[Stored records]
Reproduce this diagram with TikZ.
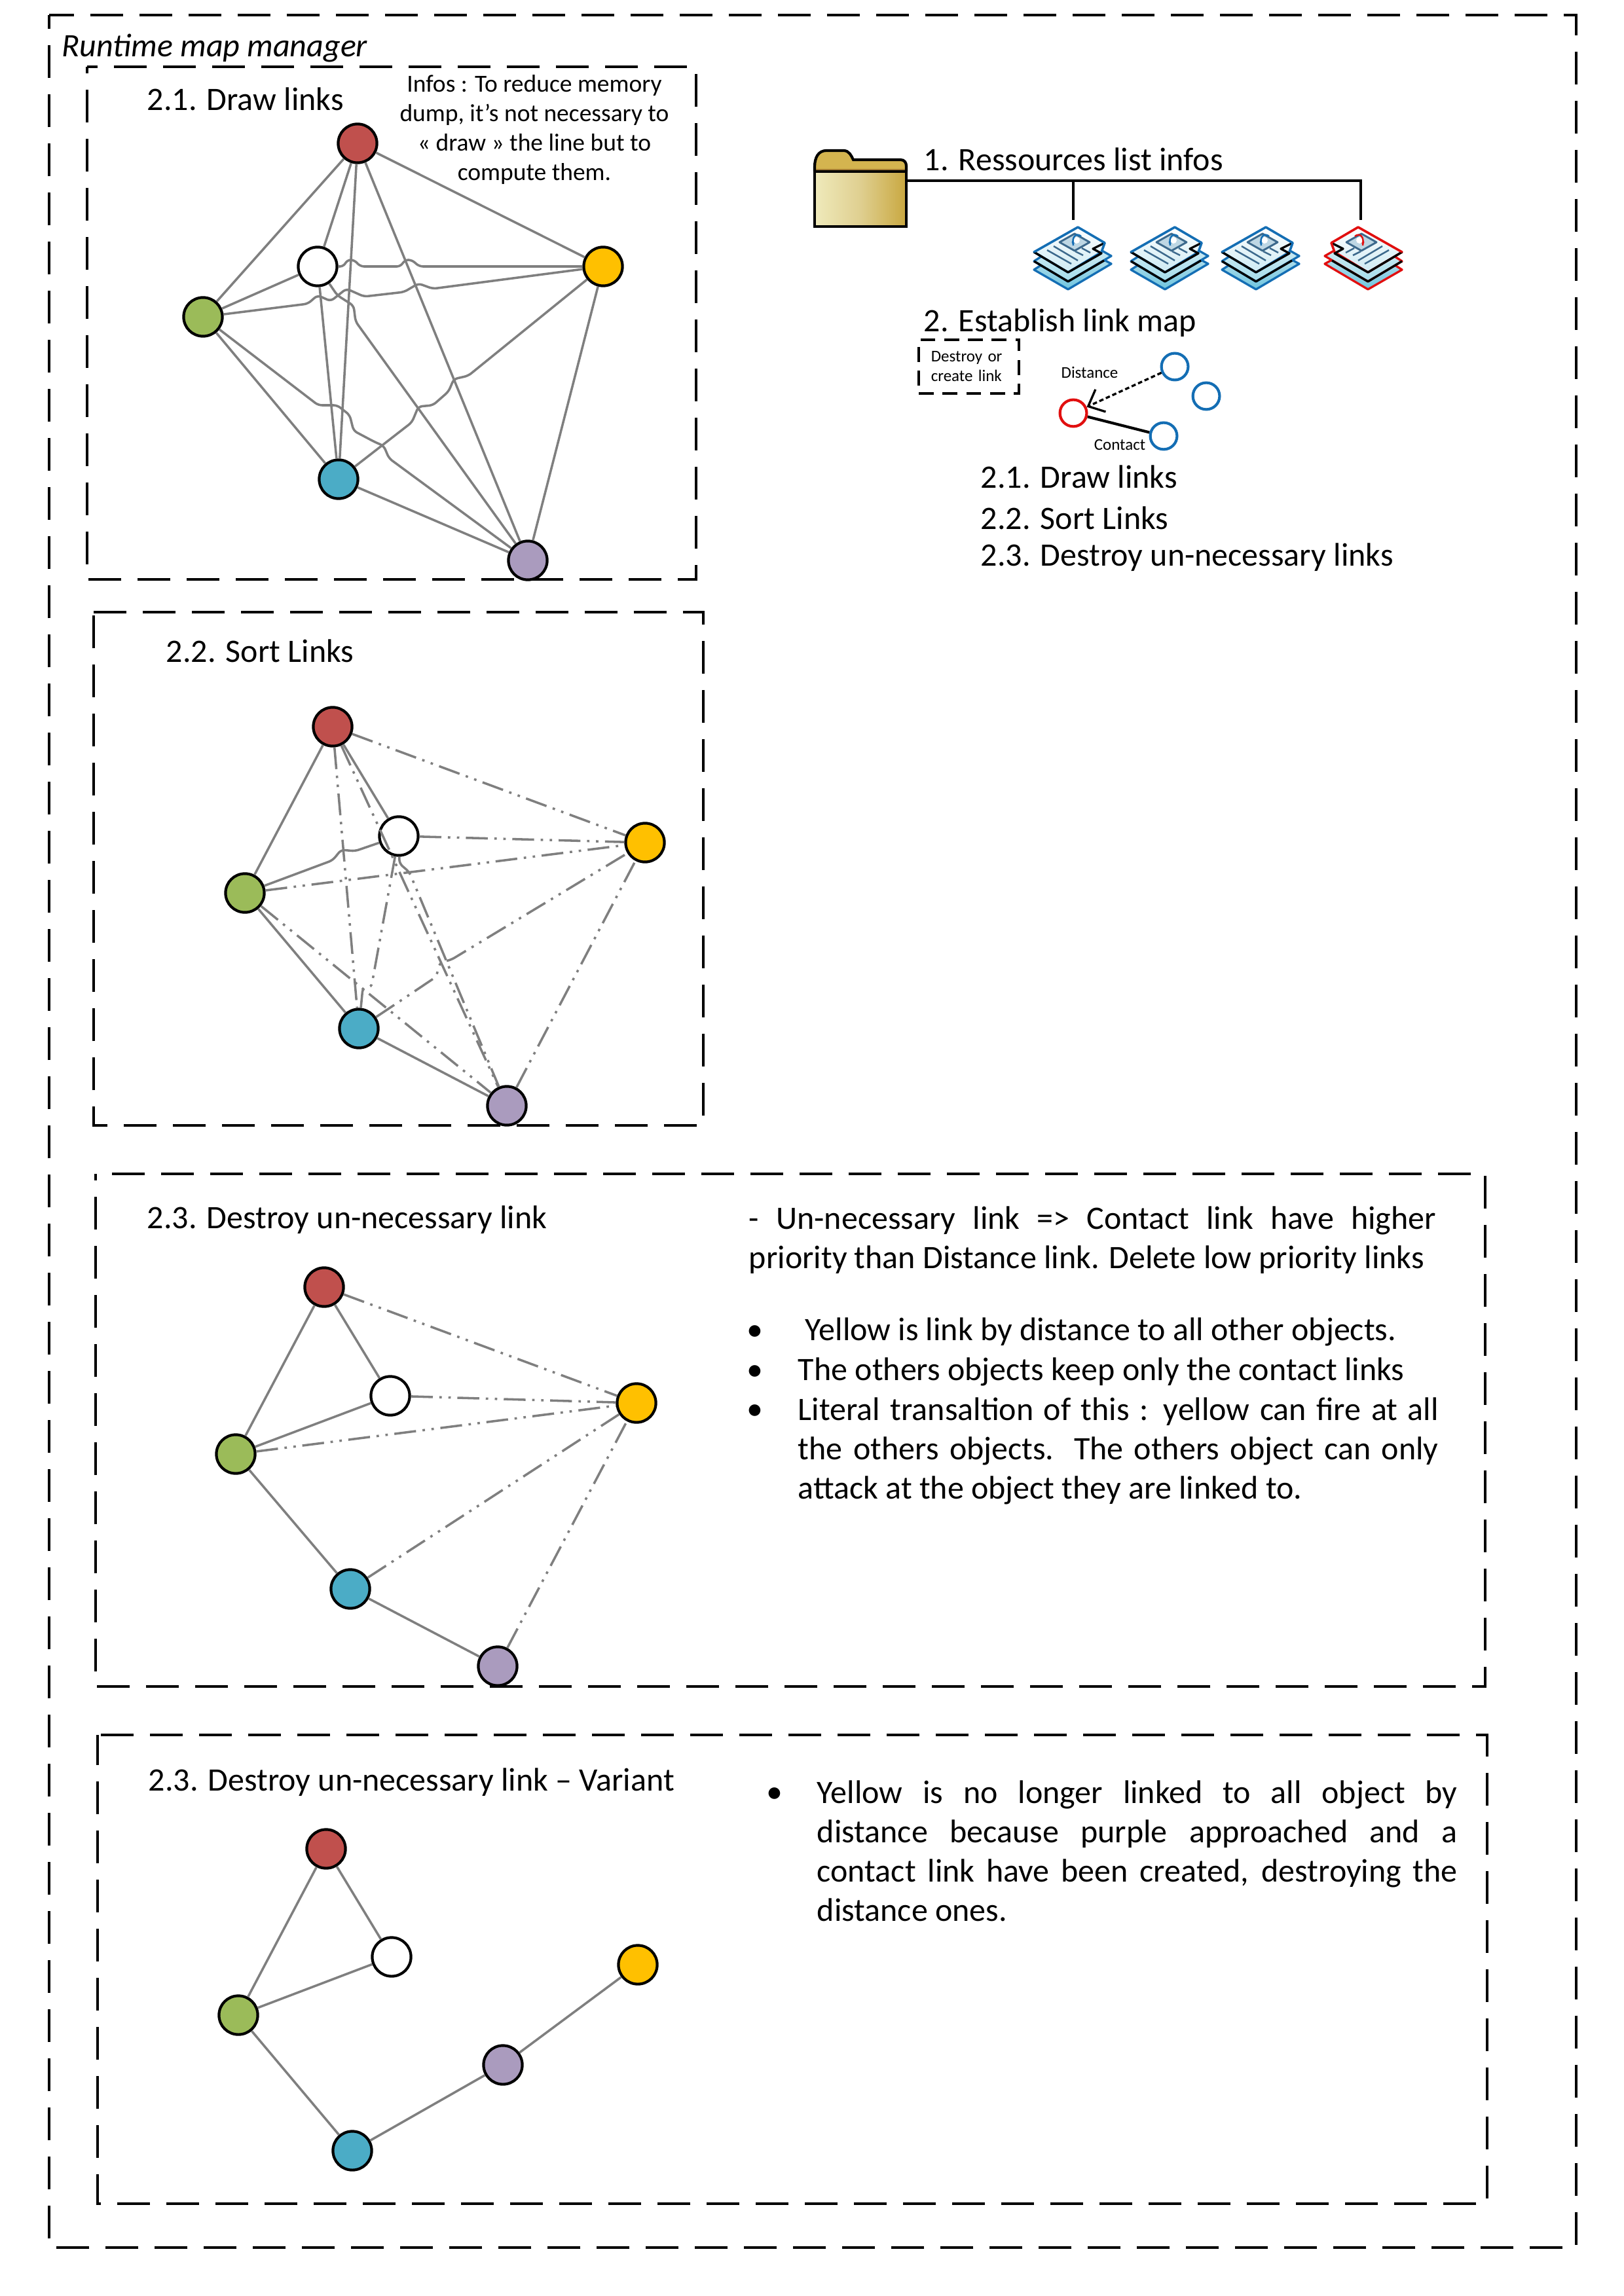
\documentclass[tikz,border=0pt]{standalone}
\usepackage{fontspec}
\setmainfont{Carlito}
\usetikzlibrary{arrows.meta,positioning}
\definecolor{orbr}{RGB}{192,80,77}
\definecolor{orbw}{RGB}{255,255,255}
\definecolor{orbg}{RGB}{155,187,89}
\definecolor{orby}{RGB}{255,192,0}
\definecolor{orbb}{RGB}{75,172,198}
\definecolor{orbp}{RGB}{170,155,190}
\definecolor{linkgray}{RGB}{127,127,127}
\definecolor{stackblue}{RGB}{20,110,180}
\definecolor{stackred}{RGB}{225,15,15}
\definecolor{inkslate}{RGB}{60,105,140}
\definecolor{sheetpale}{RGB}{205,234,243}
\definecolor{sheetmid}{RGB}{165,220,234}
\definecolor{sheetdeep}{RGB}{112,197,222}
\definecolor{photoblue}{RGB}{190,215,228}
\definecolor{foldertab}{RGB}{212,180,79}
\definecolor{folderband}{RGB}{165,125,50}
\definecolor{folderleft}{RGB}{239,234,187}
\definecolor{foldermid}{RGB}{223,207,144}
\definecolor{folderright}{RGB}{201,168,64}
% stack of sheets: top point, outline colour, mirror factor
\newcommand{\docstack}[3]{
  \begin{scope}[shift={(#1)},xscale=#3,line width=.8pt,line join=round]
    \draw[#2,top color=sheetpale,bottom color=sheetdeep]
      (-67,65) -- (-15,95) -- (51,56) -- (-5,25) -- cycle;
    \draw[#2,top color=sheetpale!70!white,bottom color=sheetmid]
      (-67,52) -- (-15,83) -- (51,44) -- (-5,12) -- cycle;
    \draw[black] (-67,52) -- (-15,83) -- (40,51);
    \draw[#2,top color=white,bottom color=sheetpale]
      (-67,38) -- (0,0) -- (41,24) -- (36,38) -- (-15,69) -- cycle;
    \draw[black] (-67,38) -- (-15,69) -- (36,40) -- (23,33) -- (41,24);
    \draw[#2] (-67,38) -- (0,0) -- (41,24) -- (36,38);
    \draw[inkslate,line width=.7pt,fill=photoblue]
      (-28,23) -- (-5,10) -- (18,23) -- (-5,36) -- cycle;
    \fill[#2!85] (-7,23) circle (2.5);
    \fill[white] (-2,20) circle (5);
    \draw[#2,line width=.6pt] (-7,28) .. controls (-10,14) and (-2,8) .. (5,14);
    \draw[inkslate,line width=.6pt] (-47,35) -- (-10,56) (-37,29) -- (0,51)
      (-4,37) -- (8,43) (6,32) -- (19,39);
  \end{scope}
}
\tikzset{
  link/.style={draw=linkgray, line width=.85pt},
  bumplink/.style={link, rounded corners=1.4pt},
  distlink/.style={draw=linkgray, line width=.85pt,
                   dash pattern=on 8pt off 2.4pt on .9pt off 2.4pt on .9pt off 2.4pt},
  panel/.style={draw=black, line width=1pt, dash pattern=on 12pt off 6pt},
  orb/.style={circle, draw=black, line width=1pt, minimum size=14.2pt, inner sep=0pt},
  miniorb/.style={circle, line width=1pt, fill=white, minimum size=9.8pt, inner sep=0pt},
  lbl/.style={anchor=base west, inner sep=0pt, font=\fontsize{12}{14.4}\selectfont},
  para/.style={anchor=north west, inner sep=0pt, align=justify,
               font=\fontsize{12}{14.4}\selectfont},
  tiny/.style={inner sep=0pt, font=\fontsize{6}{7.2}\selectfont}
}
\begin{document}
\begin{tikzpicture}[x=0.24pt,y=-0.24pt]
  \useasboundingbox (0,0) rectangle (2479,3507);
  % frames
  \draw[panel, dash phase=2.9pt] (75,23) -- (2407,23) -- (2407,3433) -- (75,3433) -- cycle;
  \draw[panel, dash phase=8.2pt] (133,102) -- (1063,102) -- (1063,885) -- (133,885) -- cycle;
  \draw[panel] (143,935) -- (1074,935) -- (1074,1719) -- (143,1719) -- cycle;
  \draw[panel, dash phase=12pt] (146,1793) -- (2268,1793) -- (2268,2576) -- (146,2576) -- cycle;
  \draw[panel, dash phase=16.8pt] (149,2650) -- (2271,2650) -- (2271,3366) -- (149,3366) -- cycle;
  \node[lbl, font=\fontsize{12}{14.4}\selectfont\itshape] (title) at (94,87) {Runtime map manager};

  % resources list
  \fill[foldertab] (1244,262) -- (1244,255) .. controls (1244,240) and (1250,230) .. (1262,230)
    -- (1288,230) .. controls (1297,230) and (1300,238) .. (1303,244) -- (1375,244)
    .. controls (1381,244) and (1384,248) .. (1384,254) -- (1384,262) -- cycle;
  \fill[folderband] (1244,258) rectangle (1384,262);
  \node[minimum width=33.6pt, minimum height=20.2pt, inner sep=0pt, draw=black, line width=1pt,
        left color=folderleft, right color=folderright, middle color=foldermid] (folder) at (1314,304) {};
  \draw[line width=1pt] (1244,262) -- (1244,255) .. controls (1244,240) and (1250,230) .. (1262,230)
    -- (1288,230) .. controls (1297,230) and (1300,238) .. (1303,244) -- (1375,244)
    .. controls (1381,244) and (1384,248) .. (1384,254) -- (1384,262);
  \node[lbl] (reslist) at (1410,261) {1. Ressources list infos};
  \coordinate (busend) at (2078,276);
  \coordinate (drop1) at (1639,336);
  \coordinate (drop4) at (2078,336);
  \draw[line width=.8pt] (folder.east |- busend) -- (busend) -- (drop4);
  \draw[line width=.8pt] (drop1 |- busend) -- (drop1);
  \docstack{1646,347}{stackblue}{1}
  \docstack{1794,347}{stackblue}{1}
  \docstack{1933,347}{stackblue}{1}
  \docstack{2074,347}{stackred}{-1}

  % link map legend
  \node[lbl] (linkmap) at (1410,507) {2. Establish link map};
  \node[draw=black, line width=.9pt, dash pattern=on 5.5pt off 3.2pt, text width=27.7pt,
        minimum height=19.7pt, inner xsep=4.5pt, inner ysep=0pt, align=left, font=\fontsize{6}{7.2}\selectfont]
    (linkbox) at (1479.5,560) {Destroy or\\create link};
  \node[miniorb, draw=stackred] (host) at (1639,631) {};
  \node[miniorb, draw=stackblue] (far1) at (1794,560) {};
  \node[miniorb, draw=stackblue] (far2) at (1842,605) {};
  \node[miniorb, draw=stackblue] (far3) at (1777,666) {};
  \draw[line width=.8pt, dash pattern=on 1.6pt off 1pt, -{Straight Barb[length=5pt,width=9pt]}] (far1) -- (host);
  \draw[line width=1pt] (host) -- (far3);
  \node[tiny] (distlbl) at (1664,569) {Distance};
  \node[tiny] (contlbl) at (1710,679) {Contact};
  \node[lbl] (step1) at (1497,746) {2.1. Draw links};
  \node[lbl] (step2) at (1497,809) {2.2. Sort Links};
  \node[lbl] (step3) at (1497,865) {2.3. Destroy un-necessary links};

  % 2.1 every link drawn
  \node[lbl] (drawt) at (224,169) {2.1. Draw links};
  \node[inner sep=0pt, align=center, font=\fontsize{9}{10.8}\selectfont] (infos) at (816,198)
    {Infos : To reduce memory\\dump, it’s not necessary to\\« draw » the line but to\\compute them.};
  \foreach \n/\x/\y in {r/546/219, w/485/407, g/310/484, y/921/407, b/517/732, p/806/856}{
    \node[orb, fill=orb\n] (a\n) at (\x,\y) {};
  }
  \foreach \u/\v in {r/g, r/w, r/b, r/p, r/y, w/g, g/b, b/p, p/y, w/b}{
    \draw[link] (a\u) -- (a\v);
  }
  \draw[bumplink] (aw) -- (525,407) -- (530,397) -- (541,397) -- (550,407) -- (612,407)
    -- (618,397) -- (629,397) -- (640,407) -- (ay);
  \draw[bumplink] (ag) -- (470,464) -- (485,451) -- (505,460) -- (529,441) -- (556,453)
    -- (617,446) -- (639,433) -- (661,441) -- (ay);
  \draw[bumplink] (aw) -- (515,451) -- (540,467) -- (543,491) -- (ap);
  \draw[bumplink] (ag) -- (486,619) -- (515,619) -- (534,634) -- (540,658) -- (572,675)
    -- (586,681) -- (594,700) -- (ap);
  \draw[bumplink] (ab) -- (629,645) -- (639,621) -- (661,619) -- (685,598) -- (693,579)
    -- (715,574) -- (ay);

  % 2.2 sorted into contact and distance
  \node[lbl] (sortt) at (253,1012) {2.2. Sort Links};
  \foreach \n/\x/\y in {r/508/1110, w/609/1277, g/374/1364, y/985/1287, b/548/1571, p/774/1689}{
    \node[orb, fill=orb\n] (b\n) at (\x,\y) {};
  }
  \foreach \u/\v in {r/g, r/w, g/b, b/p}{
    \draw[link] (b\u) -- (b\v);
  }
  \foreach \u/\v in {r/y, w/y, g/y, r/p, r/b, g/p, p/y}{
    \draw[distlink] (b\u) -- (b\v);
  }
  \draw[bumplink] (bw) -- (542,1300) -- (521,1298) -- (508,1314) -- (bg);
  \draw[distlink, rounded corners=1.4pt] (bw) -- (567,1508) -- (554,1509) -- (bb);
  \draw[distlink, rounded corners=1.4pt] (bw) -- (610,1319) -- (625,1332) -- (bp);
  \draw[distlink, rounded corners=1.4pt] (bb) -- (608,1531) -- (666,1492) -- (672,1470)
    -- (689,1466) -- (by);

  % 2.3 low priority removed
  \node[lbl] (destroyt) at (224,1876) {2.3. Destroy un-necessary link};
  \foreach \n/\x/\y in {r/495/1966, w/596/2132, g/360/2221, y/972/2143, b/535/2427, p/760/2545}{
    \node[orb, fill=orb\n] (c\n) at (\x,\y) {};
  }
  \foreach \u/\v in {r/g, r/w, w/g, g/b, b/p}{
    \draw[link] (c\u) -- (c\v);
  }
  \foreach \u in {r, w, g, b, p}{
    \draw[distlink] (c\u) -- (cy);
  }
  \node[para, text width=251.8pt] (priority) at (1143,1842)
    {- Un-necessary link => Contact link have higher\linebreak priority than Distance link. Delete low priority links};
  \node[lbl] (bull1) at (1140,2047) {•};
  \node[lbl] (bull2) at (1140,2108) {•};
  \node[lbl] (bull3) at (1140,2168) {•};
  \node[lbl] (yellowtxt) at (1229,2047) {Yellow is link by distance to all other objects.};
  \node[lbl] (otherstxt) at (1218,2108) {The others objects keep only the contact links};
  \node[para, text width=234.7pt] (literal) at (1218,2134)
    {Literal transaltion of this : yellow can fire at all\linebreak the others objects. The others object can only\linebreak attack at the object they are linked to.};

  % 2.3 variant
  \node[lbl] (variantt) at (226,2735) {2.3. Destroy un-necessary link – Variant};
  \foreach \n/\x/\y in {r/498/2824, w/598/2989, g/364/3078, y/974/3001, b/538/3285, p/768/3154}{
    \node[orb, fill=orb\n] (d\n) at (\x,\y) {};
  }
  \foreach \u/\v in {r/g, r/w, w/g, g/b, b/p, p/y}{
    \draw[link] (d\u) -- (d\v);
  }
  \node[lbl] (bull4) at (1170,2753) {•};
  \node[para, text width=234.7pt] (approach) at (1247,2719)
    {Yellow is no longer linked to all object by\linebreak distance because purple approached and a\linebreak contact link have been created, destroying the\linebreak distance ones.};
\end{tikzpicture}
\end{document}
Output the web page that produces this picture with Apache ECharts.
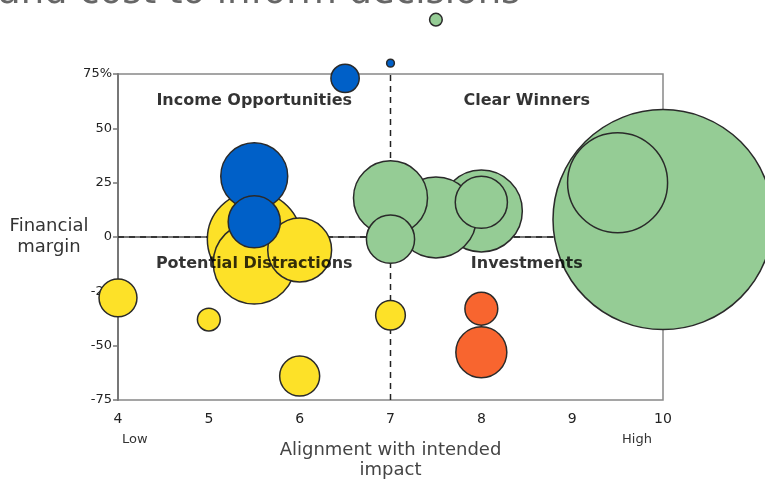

▸ **Exercise details**
Copy down every line of the material above that includes the string "with".

▸ **Result of this task**
Reproduce this diagram with TikZ.
Output the web page that produces this picture with Apache ECharts.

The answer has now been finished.